> _EXERCISE DESCRIPTION_
Return, exactly as written, every line from the first line of the data below through the line that contains "plt.rcParams['font.family'] = ['Liberation".

> _DATA SEGMENT_
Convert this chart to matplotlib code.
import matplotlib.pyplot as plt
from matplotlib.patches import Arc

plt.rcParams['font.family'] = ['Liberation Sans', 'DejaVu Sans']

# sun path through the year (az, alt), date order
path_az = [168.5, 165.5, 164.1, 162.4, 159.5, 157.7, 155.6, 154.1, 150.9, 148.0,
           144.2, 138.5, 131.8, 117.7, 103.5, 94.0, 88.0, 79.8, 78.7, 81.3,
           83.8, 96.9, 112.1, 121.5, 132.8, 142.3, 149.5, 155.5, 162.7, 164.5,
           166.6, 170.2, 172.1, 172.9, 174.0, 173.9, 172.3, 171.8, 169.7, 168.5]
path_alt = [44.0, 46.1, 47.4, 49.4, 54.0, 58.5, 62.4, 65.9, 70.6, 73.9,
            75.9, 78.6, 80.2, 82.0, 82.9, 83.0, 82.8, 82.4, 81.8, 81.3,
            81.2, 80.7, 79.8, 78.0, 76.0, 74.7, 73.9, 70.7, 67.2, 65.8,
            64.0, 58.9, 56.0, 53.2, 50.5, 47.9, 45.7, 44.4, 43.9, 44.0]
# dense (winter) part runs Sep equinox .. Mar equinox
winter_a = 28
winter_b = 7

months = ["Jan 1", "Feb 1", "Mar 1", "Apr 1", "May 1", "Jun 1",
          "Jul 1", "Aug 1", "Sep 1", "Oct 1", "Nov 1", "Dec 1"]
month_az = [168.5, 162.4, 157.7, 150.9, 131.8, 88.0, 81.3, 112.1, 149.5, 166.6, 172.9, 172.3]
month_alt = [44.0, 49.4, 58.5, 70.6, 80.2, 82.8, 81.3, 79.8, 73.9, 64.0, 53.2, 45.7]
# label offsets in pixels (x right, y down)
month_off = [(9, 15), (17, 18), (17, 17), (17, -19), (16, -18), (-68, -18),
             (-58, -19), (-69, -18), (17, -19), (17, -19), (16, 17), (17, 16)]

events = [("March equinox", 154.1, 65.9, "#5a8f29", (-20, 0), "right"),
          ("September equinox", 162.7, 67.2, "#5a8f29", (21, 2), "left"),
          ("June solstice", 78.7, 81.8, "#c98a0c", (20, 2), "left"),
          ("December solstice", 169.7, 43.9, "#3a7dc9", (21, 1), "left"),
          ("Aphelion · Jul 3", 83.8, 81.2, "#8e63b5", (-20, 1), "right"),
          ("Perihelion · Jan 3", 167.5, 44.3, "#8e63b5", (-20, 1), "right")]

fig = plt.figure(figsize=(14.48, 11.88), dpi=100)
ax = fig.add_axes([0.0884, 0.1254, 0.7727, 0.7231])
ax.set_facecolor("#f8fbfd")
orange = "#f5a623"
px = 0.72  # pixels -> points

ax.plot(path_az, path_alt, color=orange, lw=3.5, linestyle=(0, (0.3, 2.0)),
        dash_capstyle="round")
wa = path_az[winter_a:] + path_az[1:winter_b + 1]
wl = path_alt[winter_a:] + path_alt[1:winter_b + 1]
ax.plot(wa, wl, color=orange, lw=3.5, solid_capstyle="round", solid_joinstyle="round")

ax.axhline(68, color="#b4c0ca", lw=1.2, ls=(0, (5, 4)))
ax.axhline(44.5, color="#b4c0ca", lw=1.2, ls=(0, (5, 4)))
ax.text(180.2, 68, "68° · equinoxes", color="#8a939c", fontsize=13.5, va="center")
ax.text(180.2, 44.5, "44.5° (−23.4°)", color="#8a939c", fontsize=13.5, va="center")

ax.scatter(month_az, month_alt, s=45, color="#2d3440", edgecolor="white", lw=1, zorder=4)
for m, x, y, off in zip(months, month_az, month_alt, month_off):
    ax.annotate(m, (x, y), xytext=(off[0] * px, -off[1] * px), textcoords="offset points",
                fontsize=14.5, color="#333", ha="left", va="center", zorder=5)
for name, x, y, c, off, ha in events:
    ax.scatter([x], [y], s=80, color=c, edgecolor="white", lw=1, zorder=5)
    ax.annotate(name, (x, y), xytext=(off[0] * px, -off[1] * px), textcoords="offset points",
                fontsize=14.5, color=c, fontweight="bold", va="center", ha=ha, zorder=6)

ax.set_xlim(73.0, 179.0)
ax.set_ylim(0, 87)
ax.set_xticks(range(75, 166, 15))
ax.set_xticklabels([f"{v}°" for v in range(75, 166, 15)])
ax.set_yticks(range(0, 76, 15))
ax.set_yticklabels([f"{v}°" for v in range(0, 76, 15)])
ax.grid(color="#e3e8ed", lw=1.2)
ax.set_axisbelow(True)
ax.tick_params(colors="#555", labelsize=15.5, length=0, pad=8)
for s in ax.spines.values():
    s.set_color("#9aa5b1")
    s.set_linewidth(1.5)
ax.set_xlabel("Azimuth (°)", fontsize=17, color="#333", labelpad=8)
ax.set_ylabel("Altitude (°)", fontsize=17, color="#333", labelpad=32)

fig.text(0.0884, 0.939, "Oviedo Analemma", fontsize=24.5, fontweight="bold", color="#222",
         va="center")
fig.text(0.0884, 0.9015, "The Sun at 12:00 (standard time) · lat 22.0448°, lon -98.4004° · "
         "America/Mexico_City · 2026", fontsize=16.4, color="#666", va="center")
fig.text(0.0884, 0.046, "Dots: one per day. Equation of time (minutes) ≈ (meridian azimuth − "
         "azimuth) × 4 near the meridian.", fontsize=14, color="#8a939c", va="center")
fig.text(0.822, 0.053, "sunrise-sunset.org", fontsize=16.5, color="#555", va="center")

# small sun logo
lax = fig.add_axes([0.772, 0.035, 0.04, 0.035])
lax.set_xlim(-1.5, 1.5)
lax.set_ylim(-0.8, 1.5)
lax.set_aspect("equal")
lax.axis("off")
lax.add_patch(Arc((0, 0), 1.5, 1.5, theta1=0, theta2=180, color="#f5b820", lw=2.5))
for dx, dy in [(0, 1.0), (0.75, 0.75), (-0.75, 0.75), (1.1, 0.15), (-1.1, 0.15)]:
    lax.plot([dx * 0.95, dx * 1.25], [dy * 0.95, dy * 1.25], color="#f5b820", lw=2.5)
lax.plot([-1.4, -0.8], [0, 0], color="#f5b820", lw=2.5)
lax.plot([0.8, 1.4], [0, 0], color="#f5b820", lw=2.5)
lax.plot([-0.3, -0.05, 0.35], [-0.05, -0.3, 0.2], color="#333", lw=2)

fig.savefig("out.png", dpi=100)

> _ANSWER_
Convert this chart to matplotlib code.
import matplotlib.pyplot as plt
from matplotlib.patches import Arc

plt.rcParams['font.family'] = ['Liberation Sans', 'DejaVu Sans']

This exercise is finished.